> _Exercise task_
Skip the pictures. Transcribe the rest of the data below without changing a word.

> _Data lines_
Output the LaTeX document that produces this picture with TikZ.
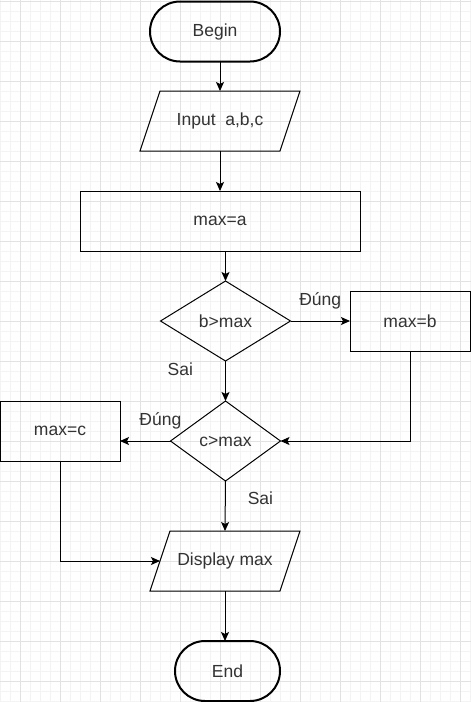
\documentclass[tikz,border=0pt]{standalone}
\usepackage{fontspec}
\setmainfont{Liberation Sans}
\usetikzlibrary{arrows.meta,shapes,positioning,calc}

\definecolor{gridmajor}{HTML}{E2E2E2}
\definecolor{gridminor}{HTML}{F3F3F3}
\definecolor{txtgray}{HTML}{333333}

\begin{document}
\begin{tikzpicture}[->,>={Stealth[length=9pt,width=8pt,inset=2pt]},x=1pt,y=-1pt,
line width=1pt,node distance=40pt,font=\fontsize{17.5}{21}\selectfont,text=txtgray]
\tikzstyle{term}=[rectangle,rounded corners=30pt,draw,line width=2pt,outer sep=0pt,
minimum width=130pt,minimum height=60pt]
\tikzstyle{io}=[rectangle,outer sep=0pt,minimum width=140pt,minimum height=60pt]
\tikzstyle{proc}=[rectangle,draw,outer sep=0pt,minimum width=120pt,minimum height=60pt]
\tikzstyle{cond}=[diamond,draw,outer sep=0pt,inner sep=0pt,
minimum width=130pt,minimum height=80pt]
\tikzstyle{lbl}=[inner sep=0pt]

\useasboundingbox (0,0) rectangle (471,702);
\fill[white] (0,0) rectangle (471,702);

% grid
\begin{scope}[-,line width=0.8pt]
\foreach \x in {0,10,...,470} \draw[gridminor] (\x,0) -- (\x,702);
\foreach \y in {1.7,11.7,...,701.7} \draw[gridminor] (0,\y) -- (471,\y);
\foreach \x in {20,60,...,460} \draw[gridmajor] (\x,0) -- (\x,702);
\foreach \y in {1.7,41.7,...,681.7} \draw[gridmajor] (0,\y) -- (471,\y);
\end{scope}

\node[term] (Begin) at (215,31.5) {Begin};

\node[io]
(Input) [below=29.5pt of Begin, xshift=5pt] {Input\ \ a,b,c};

\node[proc, minimum width=280pt]
(MaxA) [below=of Input] {max=a};

\node[cond]
(Cond1) [below=30pt of MaxA, xshift=5.5pt] {b>max};

\node[proc]
(MaxB) [right=59.5pt of Cond1] {max=b};

\node[cond, minimum width=110pt]
(Cond2) [below=of Cond1] {c>max};

\node[proc]
(MaxC) [left=50.5pt of Cond2, yshift=10pt] {max=c};

\node[io, minimum width=130pt]
(Display) [below=50pt of Cond2, xshift=-0.5pt] {Display max};

\node[term, minimum width=105pt]
(End) [below=50pt of Display, xshift=2.5pt] {End};

% parallelograms
\draw[-] ([xshift=10pt]Input.north west) -- ([xshift=10pt]Input.north east)
  -- ([xshift=-10pt]Input.south east) -- ([xshift=-10pt]Input.south west) -- cycle;
\draw[-] ([xshift=10pt]Display.north west) -- ([xshift=10pt]Display.north east)
  -- ([xshift=-10pt]Display.south east) -- ([xshift=-10pt]Display.south west) -- cycle;

\path (Begin.south -| Input.north) edge (Input.north);

\path (Input.south) edge (MaxA.north);

\path (MaxA.south -| Cond1.north) edge (Cond1.north);

\path (Cond1.east) edge node[lbl, above=11pt] {Đúng} (MaxB.west);

\path (Cond1.south) edge node[lbl, pos=0.2, left=32pt] {Sai} (Cond2.north);

\draw (MaxB.south) |- (Cond2.east);

\draw (Cond2.west) -- node[lbl, pos=0.2, above=11pt] {Đúng} (Cond2.west -| MaxC.east);

\path (Cond2.south) edge node[lbl, pos=0.35, right=22pt] {Sai} (Display.north);

\draw (MaxC.south) |- (Display.west);

\path (Display.south) edge (Display.south |- End.north);

\end{tikzpicture}
\end{document}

> _Output of the exercise_
Output the LaTeX document that produces this picture with TikZ.
\documentclass[tikz,border=0pt]{standalone}
\usepackage{fontspec}
\setmainfont{Liberation Sans}
\usetikzlibrary{arrows.meta,shapes,positioning,calc}

\definecolor{gridmajor}{HTML}{E2E2E2}
\definecolor{gridminor}{HTML}{F3F3F3}
\definecolor{txtgray}{HTML}{333333}

\begin{document}
\begin{tikzpicture}[->,>={Stealth[length=9pt,width=8pt,inset=2pt]},x=1pt,y=-1pt,
line width=1pt,node distance=40pt,font=\fontsize{17.5}{21}\selectfont,text=txtgray]
\tikzstyle{term}=[rectangle,rounded corners=30pt,draw,line width=2pt,outer sep=0pt,
minimum width=130pt,minimum height=60pt]
\tikzstyle{io}=[rectangle,outer sep=0pt,minimum width=140pt,minimum height=60pt]
\tikzstyle{proc}=[rectangle,draw,outer sep=0pt,minimum width=120pt,minimum height=60pt]
\tikzstyle{cond}=[diamond,draw,outer sep=0pt,inner sep=0pt,
minimum width=130pt,minimum height=80pt]
\tikzstyle{lbl}=[inner sep=0pt]

\useasboundingbox (0,0) rectangle (471,702);
\fill[white] (0,0) rectangle (471,702);

% grid
\begin{scope}[-,line width=0.8pt]
\foreach \x in {0,10,...,470} \draw[gridminor] (\x,0) -- (\x,702);
\foreach \y in {1.7,11.7,...,701.7} \draw[gridminor] (0,\y) -- (471,\y);
\foreach \x in {20,60,...,460} \draw[gridmajor] (\x,0) -- (\x,702);
\foreach \y in {1.7,41.7,...,681.7} \draw[gridmajor] (0,\y) -- (471,\y);
\end{scope}

\node[term] (Begin) at (215,31.5) {Begin};

\node[io]
(Input) [below=29.5pt of Begin, xshift=5pt] {Input\ \ a,b,c};

\node[proc, minimum width=280pt]
(MaxA) [below=of Input] {max=a};

\node[cond]
(Cond1) [below=30pt of MaxA, xshift=5.5pt] {b>max};

\node[proc]
(MaxB) [right=59.5pt of Cond1] {max=b};

\node[cond, minimum width=110pt]
(Cond2) [below=of Cond1] {c>max};

\node[proc]
(MaxC) [left=50.5pt of Cond2, yshift=10pt] {max=c};

\node[io, minimum width=130pt]
(Display) [below=50pt of Cond2, xshift=-0.5pt] {Display max};

\node[term, minimum width=105pt]
(End) [below=50pt of Display, xshift=2.5pt] {End};

% parallelograms
\draw[-] ([xshift=10pt]Input.north west) -- ([xshift=10pt]Input.north east)
  -- ([xshift=-10pt]Input.south east) -- ([xshift=-10pt]Input.south west) -- cycle;
\draw[-] ([xshift=10pt]Display.north west) -- ([xshift=10pt]Display.north east)
  -- ([xshift=-10pt]Display.south east) -- ([xshift=-10pt]Display.south west) -- cycle;

\path (Begin.south -| Input.north) edge (Input.north);

\path (Input.south) edge (MaxA.north);

\path (MaxA.south -| Cond1.north) edge (Cond1.north);

\path (Cond1.east) edge node[lbl, above=11pt] {Đúng} (MaxB.west);

\path (Cond1.south) edge node[lbl, pos=0.2, left=32pt] {Sai} (Cond2.north);

\draw (MaxB.south) |- (Cond2.east);

\draw (Cond2.west) -- node[lbl, pos=0.2, above=11pt] {Đúng} (Cond2.west -| MaxC.east);

\path (Cond2.south) edge node[lbl, pos=0.35, right=22pt] {Sai} (Display.north);

\draw (MaxC.south) |- (Display.west);

\path (Display.south) edge (Display.south |- End.north);

\end{tikzpicture}
\end{document}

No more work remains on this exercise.